When you increase the density of a stellar object to the point where its mass exceeds the Schwarzschild limit, you're entering a fascinating realm of astrophysics that leads to the formation of a black hole. The Schwarzschild limit, or Schwarzschild radius, is the critical radius at which the gravitational pull of an object becomes so strong that not even light can escape from it. Let's break this down further to understand the implications of surpassing this limit.

The Schwarzschild Radius Explained

The Schwarzschild radius (R_s) is defined by the equation:

R_s = 2GM/c²

In this equation:

  • G is the gravitational constant (approximately 6.674 × 10^-11 m³ kg^-1 s^-2).
  • M is the mass of the object.
  • c is the speed of light in a vacuum (about 3 × 10^8 m/s).

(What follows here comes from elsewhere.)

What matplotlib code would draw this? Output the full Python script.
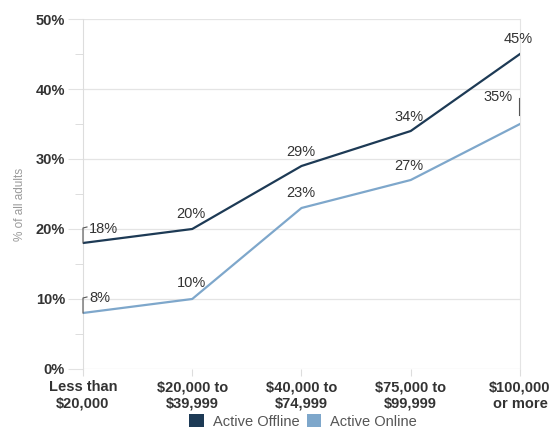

As you increase the mass of a stellar object while keeping its volume constant, its density rises. Once the mass exceeds a certain threshold, the radius of the object shrinks to below its Schwarzschild radius, leading to the formation of a black hole.

What Happens Physically?

When the mass surpasses the Schwarzschild limit, the gravitational forces become overwhelmingly strong. The object cannot support itself against gravitational collapse, and it continues to compress under its own weight. This process can occur in several scenarios:

  • Stellar Collapse: In the case of massive stars, when they exhaust their nuclear fuel, they can no longer produce the outward pressure needed to counteract gravity. If the remaining mass is greater than about three solar masses, it will collapse into a black hole.
  • Accretion of Mass: If a stellar object, like a neutron star, accumulates additional mass from a companion star or surrounding material, it may exceed the critical limit and collapse into a black hole.

The Event Horizon

As the object collapses, it forms an event horizon, which is the boundary surrounding a black hole. Once anything crosses this boundary, it cannot escape the gravitational pull. This is why black holes are often described as "invisible"; they do not emit light, making them detectable only through their interactions with nearby matter.

Consequences of Black Hole Formation

The formation of a black hole has significant implications for the surrounding space:

  • Gravitational Effects: The intense gravitational field can influence nearby stars and gas clouds, often leading to the formation of accretion disks as matter spirals inwards.
  • Gravitational Waves: The merging of black holes can produce gravitational waves, ripples in spacetime that can be detected by observatories like LIGO.

Understanding the Nature of Black Holes

Black holes challenge our understanding of physics, particularly at the intersection of general relativity and quantum mechanics. They raise intriguing questions about the nature of space, time, and information. For instance, what happens to information that falls into a black hole? This remains an open question in theoretical physics.

In summary, surpassing the Schwarzschild limit leads to the formation of a black hole, a region of space where gravity is so strong that nothing can escape. This phenomenon not only reshapes our understanding of stellar evolution but also opens up new avenues for research in astrophysics and cosmology.